I imagine it's more useful for finding related articles and clustering things than for semantic search, which will work much better against smaller chunks - especially if you're implementing Retrieval Augmented Generation.
I think the point is: if you compress 25 pages of text into 1024 floats, you will lose a ton of information, regardless of what the use case is, so you're probably still better of with chunking.
> if you compress 25 pages of text into 1024 floats, you will lose a ton of information
Sure, but then if you do it one page at a time, or one paragraph at a time, you lose ton of meaning - after all, individual paragraphs aren't independent of each other. And meaning is kind of the whole point of the exercise.
Or put another way, squashing a ton of text loses you some high-frequency information, while chunking cuts off the low-frequency parts. Ideally you'd want to retain both.
I think that the assumption that you lose a ton of meaning (of low frequency) in doing separate chunks is probably less likely to be true over doing the whole document at once (losing high frequency meaning). As you say, doing both is probably a good strategy, and I think that's why we see a lot of "summarize this text" approaches.
I use a multi-pronged approach to this based on a special type of summarization. I chunk on sentences using punctuation until they are just over 512 characters, then I embed them. After embedding, I ask a foundation model to summarize (or ask a question about the chunk) and then generate keyterms for it. Those keyterms are stored along with the vector in the database. During search, I use the user's input to do a vector search for matching chunks, then pull their keyterms in. Using those keyterms, I do set operations to find related chunks. I then run a vector search against these to the top matches from the vector search to assemble new prompt text.
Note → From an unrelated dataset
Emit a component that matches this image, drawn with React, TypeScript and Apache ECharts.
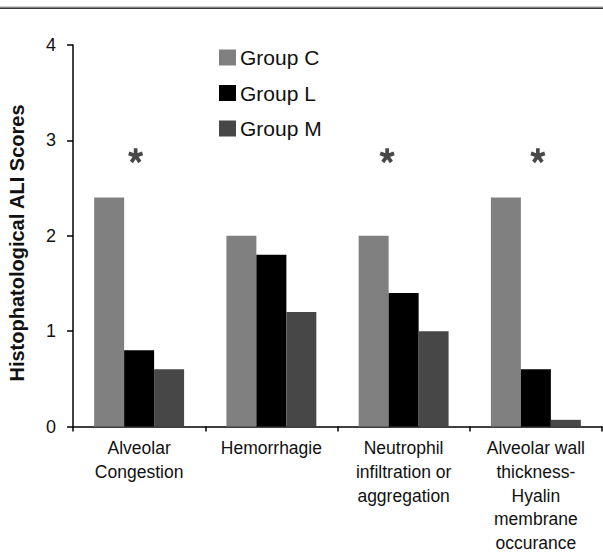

This strategy is based on the idea of a "back of the book index". It is entirely plausible to look for "outliers" in the keyterms and consider throwing those chunks with those keyterms in there to see if it nets us understanding of some "hidden" meaning in the document.
There is also a means to continue doing the "keyterm" extraction trick as the system is used. Keyterms from answer as well as user prompts may be added to the existing index over time, thus helping improve the ability to return low frequency information that may be initially hidden.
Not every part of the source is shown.